## Given instruction
Could you repeat, exactly as they stand, the lines between the one with "Write a web" and the one with "const svg = d3.select('#chart');", inclusive, minus the pictures?
____ Data shown
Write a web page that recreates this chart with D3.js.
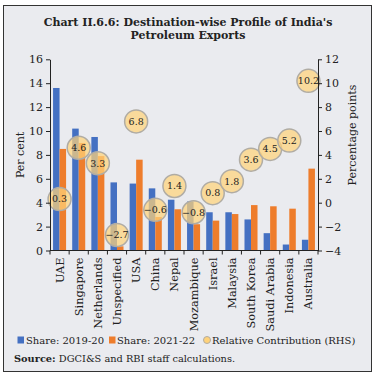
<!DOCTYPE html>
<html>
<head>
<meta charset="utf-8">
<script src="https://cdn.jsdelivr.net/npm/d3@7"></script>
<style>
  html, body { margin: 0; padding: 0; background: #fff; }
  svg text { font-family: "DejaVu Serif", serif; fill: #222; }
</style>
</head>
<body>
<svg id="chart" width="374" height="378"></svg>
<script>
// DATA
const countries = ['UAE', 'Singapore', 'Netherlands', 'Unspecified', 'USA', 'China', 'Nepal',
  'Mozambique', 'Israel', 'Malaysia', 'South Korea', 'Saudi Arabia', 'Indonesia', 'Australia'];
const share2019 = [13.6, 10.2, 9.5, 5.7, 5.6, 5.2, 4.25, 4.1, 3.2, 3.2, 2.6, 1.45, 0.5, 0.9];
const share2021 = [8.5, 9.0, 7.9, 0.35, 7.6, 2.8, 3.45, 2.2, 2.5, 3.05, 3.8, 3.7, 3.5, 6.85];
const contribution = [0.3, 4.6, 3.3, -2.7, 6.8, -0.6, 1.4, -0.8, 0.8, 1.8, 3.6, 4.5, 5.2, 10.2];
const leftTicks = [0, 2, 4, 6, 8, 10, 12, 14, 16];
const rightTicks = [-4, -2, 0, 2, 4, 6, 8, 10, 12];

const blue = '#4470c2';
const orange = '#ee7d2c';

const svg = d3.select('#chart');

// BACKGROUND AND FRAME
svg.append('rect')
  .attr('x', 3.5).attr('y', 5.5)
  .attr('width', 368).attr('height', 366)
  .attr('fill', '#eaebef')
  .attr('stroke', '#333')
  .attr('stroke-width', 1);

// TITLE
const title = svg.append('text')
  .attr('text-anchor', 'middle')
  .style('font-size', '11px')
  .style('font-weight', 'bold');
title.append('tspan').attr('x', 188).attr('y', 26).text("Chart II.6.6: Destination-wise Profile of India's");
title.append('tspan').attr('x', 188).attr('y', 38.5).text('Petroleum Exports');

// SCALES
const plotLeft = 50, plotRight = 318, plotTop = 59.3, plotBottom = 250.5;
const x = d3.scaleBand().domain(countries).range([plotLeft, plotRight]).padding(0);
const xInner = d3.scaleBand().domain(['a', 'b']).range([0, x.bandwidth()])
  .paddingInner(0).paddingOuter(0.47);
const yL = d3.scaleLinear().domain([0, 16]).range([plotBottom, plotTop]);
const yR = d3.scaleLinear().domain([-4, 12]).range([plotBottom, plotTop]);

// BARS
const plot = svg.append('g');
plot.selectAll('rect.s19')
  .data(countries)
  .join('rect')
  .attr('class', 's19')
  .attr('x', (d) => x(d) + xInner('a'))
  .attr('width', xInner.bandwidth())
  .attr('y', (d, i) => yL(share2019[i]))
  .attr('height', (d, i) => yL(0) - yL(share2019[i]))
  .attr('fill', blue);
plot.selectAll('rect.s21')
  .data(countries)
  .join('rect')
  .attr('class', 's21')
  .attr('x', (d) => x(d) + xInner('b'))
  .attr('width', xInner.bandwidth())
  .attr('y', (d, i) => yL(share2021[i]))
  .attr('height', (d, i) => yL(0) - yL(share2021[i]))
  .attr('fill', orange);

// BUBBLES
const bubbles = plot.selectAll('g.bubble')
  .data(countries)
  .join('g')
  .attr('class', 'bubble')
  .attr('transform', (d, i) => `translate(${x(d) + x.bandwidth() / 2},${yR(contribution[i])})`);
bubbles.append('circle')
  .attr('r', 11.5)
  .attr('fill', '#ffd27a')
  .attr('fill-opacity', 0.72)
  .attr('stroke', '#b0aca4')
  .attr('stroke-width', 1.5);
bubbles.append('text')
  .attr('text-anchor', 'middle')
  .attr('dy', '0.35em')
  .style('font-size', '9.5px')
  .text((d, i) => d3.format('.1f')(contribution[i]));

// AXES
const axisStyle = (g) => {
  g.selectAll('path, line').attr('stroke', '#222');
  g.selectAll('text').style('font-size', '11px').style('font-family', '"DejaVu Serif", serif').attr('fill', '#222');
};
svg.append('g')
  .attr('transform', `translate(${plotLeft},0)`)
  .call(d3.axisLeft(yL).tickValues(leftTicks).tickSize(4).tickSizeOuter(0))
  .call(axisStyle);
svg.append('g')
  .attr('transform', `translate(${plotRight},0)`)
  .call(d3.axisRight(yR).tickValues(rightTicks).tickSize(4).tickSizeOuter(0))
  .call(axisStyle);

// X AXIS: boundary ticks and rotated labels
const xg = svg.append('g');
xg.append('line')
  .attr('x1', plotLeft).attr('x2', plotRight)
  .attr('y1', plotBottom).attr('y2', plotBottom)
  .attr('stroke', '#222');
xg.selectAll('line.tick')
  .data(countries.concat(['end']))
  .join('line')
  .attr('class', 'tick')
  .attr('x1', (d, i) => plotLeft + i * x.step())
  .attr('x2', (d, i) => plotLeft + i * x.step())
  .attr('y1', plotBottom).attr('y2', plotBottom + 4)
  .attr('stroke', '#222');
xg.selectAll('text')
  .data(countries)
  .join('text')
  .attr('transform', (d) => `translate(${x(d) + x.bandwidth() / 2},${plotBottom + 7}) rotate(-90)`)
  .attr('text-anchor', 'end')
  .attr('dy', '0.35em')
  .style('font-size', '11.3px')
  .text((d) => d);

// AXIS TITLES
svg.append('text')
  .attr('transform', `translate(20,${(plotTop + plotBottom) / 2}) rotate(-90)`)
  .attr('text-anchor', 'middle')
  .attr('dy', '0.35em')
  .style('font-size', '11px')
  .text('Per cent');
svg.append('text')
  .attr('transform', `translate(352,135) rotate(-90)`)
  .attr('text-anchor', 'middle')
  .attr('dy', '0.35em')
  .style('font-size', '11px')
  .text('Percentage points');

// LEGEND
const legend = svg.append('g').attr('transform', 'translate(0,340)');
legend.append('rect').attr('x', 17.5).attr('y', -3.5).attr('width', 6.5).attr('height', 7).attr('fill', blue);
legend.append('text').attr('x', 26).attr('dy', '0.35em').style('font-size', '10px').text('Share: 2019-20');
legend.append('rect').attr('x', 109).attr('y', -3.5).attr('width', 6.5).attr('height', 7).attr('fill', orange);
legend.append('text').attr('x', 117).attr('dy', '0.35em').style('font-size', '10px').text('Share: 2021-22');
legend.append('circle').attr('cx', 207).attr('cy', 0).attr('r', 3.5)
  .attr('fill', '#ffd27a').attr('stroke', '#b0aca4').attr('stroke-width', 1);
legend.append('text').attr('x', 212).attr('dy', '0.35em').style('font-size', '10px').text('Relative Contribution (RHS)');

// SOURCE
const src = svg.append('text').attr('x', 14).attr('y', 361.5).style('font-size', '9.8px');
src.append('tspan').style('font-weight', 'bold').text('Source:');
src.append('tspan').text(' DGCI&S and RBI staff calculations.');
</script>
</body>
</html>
________
____ Data shown
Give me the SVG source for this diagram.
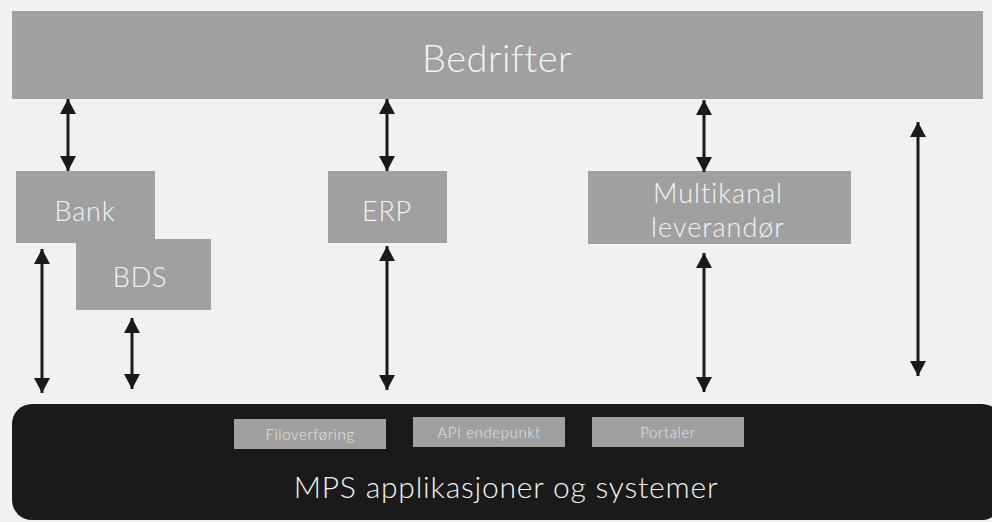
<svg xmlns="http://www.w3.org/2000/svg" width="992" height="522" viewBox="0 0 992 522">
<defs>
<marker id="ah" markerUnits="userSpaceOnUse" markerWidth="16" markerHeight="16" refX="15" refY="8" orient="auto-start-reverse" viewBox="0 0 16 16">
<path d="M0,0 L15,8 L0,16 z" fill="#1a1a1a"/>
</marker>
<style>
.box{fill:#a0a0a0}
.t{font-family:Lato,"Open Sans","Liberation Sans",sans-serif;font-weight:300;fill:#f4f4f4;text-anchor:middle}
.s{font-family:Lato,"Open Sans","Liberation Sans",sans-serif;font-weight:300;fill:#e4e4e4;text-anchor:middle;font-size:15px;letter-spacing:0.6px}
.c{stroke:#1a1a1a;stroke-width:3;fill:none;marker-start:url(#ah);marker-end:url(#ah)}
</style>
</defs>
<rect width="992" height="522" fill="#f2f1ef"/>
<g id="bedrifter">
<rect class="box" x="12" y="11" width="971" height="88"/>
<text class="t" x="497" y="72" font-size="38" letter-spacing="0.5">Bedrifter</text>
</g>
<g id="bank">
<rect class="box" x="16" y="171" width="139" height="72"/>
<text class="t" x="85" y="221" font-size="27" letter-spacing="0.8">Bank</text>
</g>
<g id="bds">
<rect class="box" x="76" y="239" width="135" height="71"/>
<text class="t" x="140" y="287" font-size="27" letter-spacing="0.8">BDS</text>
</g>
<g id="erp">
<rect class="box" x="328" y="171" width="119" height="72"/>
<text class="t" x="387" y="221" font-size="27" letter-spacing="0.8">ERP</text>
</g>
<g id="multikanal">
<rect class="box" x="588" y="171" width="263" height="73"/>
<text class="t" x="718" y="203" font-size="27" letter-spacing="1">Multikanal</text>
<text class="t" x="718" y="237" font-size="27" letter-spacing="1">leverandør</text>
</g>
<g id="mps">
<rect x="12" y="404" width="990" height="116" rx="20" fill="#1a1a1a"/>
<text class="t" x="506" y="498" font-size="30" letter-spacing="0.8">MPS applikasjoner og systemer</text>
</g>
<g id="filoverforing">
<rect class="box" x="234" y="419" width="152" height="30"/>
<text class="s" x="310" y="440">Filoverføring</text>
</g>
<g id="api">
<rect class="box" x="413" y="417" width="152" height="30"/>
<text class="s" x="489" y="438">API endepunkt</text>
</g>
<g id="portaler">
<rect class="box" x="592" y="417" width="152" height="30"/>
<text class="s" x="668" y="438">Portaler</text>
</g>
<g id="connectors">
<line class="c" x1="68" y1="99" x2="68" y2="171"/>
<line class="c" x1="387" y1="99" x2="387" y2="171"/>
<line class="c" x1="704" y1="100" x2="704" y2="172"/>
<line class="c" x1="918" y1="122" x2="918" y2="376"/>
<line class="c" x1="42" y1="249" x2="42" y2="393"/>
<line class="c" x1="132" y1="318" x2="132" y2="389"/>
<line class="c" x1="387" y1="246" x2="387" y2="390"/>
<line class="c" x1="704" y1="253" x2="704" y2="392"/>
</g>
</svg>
________
## Correct result
Write a web page that recreates this chart with D3.js.
<!DOCTYPE html>
<html>
<head>
<meta charset="utf-8">
<script src="https://cdn.jsdelivr.net/npm/d3@7"></script>
<style>
  html, body { margin: 0; padding: 0; background: #fff; }
  svg text { font-family: "DejaVu Serif", serif; fill: #222; }
</style>
</head>
<body>
<svg id="chart" width="374" height="378"></svg>
<script>
// DATA
const countries = ['UAE', 'Singapore', 'Netherlands', 'Unspecified', 'USA', 'China', 'Nepal',
  'Mozambique', 'Israel', 'Malaysia', 'South Korea', 'Saudi Arabia', 'Indonesia', 'Australia'];
const share2019 = [13.6, 10.2, 9.5, 5.7, 5.6, 5.2, 4.25, 4.1, 3.2, 3.2, 2.6, 1.45, 0.5, 0.9];
const share2021 = [8.5, 9.0, 7.9, 0.35, 7.6, 2.8, 3.45, 2.2, 2.5, 3.05, 3.8, 3.7, 3.5, 6.85];
const contribution = [0.3, 4.6, 3.3, -2.7, 6.8, -0.6, 1.4, -0.8, 0.8, 1.8, 3.6, 4.5, 5.2, 10.2];
const leftTicks = [0, 2, 4, 6, 8, 10, 12, 14, 16];
const rightTicks = [-4, -2, 0, 2, 4, 6, 8, 10, 12];

const blue = '#4470c2';
const orange = '#ee7d2c';

const svg = d3.select('#chart');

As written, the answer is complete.